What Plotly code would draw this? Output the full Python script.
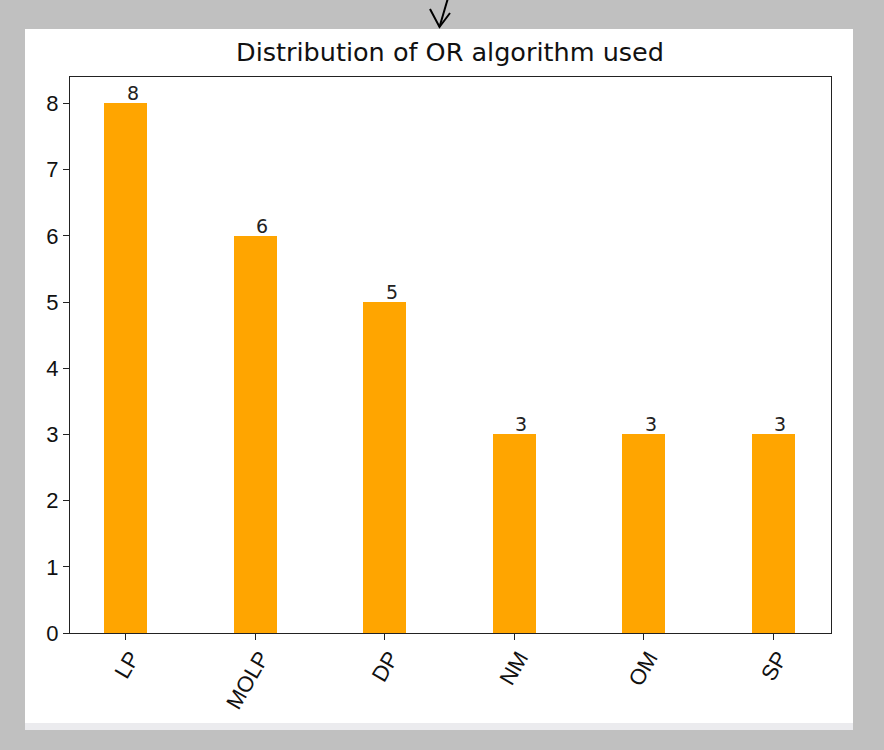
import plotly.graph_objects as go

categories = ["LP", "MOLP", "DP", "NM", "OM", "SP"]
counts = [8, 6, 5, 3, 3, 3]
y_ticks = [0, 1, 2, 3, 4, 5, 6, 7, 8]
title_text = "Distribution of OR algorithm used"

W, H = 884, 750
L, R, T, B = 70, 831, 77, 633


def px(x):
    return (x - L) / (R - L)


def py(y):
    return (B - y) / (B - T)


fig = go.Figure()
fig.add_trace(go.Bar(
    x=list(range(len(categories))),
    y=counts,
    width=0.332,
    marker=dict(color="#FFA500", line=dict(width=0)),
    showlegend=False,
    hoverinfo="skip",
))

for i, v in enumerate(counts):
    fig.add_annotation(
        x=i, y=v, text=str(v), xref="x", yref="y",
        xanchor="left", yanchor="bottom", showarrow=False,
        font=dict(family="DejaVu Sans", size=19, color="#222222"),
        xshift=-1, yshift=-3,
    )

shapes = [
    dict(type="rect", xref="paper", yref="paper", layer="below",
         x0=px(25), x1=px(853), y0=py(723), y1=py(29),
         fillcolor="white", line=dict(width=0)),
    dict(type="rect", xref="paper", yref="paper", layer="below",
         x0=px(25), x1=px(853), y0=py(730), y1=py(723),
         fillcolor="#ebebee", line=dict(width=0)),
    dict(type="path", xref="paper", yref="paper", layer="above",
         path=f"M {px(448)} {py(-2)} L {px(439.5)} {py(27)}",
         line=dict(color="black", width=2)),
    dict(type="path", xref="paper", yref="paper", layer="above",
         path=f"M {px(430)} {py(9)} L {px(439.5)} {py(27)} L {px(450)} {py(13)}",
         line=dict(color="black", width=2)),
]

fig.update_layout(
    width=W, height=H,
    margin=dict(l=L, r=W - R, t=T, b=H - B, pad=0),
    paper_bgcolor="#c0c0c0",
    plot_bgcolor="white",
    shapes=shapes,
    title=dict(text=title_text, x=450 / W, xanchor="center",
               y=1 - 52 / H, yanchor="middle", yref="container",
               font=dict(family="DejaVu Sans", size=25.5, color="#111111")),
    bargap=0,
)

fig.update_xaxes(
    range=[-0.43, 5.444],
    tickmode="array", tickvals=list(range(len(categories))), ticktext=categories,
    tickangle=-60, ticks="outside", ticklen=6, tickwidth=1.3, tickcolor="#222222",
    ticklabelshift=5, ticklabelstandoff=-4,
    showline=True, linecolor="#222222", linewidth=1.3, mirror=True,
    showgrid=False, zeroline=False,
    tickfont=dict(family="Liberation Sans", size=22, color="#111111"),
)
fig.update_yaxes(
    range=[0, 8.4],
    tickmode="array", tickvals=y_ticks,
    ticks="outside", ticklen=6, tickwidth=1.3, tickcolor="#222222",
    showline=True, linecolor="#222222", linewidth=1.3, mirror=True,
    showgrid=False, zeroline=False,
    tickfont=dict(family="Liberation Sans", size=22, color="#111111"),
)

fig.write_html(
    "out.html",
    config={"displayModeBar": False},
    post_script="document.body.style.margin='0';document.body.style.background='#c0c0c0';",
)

# # #

Restate the material word for word from its first line through the line containing "return (B - y) / (B - T)", both included; the pictures do not belong in it.

What Plotly code would draw this? Output the full Python script.
import plotly.graph_objects as go

categories = ["LP", "MOLP", "DP", "NM", "OM", "SP"]
counts = [8, 6, 5, 3, 3, 3]
y_ticks = [0, 1, 2, 3, 4, 5, 6, 7, 8]
title_text = "Distribution of OR algorithm used"

W, H = 884, 750
L, R, T, B = 70, 831, 77, 633


def px(x):
    return (x - L) / (R - L)


def py(y):
    return (B - y) / (B - T)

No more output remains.